DVD Makers: DVD Still King

Bob Johnson
Just when you thought DVDs were cooling off, along comes a company that has built a its business replicating the medium. DVD Makers, Inc., nestled just north of the infamous San Fernando “porn” Valley is betting against the odds and from all indications is on a hot streak. According to Director of Sales and Marketing, Mike Kulich, the company is not only a DVD replication firm but is a full-service facility that also offers full offset printing and promises a fast seven-to-10 day turnaround on movies.

DVD Makers is actually the spawn of long-time production and distribution company Caballero Video. Kulich said the company was founded after he had met owner Tom Yofe in June 2009 who wanted him to sell the caballero video line.

Kulich at the time as working for male enhancement company Cockstar and had prior experience selling for IVD but felt that there was great opportunity at Caballero. “I was a little apprehensive at first because I wasn’t sure video sales is what I wanted to do. So I recommended that Caballero start its own replication company,’ Kulich said.

Because Caballero traditionally handled its replication and printing in house, and had all the necessary equipment, Kulich explained that it wasn’t a stretch to think the company could better monetize tits facility and bring in outside clients that needed these services.

Caballero was on board and hired Kulich to run the new operation if he could bring in some new clients. The first to step up was Platinum X’s Ralph Ceglia just as Kulich began his new position.

“It was very hard to land our first clients because we offered a great price point and fast turnaround. DVD replication is a ‘penny business’ so the margins aren’t that high. The service needs to be there. No other replication company has a printing operation under its roof so we can offer companies a way to coordinate all of their needs,” Kulich said.

Some of the other services DVD Makers provides is dvd-5, dvd-9 and dvd-10 replication, offset printing, various packaging including digi trays, colored cases, DVD wallets, specialized magazine packs, and all MM cases.

Kulich said that the in-house printing gives him the ability to print catalogs, DVD inserts and case wraps, posters and even magazines.

“Our customer service is also key. Each account has a service and sales rep. My customers to contact me on my cell 24/7 and I always pick up.”

DVD Makers will also hand delivered check disks within 2 to 3 days of receiving the job and can facilitate rush jobs. There’s also free pick-up of master in the San Fernando Valley and Los Angeles area.

DVD Makers has well-established competition like L&M Optical Disc West in Santa Clarita, especially since the advent of Blu-ray, a service Kulich doesn’t offer. “We don’t do Blu-ray because frankly we don’t think it’s worth it. While I was at IVD I saw only two Blu-ray movies do anything. I’d even met with Hustler a few weeks ago that said their Bluray sales were horrible. It’s hard enough for a consumer to spend $20 now for a DVD no less $80 for Bluray,’ Kulich said.

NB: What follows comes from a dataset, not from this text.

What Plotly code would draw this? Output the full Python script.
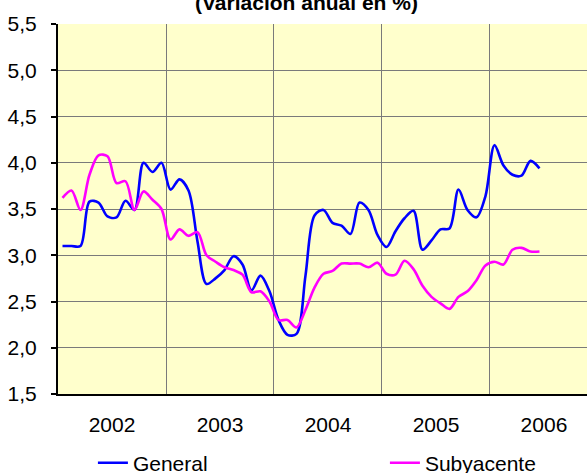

One of DVD maker’s clients, Adam & Eve pictures uses both L&M and DVD Makers and finds Kulich’s operation to be a great option. Bruce Whitney, product development director for Adam & Eve said that he replicates one or two titles a month with DVD Makers and finds the pricing very competitive and the customer service “extraordinary.”

“Finding a good option has been very difficult. We always have a secondary backup so DVD Makers fit perfectly. The word is getting around our company so there’s lots of interest here at Adam & Eve,” Whitney said.

When asked about the decline in the entire DVD market Kulich said his company is prepared to ride it out. He admitted that DVD sales are decreasing and that will affect his company. The average studio replicates about 2,000 pieces (gay about 500) but it’s likely to drop even more.

“DVDs will always be around. There are the 40 to 55 year-old age demographic that still embraces the DVD. They aren’t going online to see porn so there will still be customers,” Kulich said.

He noted that retail stores still purchase DVD for rental. The executive said with 300 million people in the U.S. it’s hard to believe only 2,000 will continue to buy porn on DVD.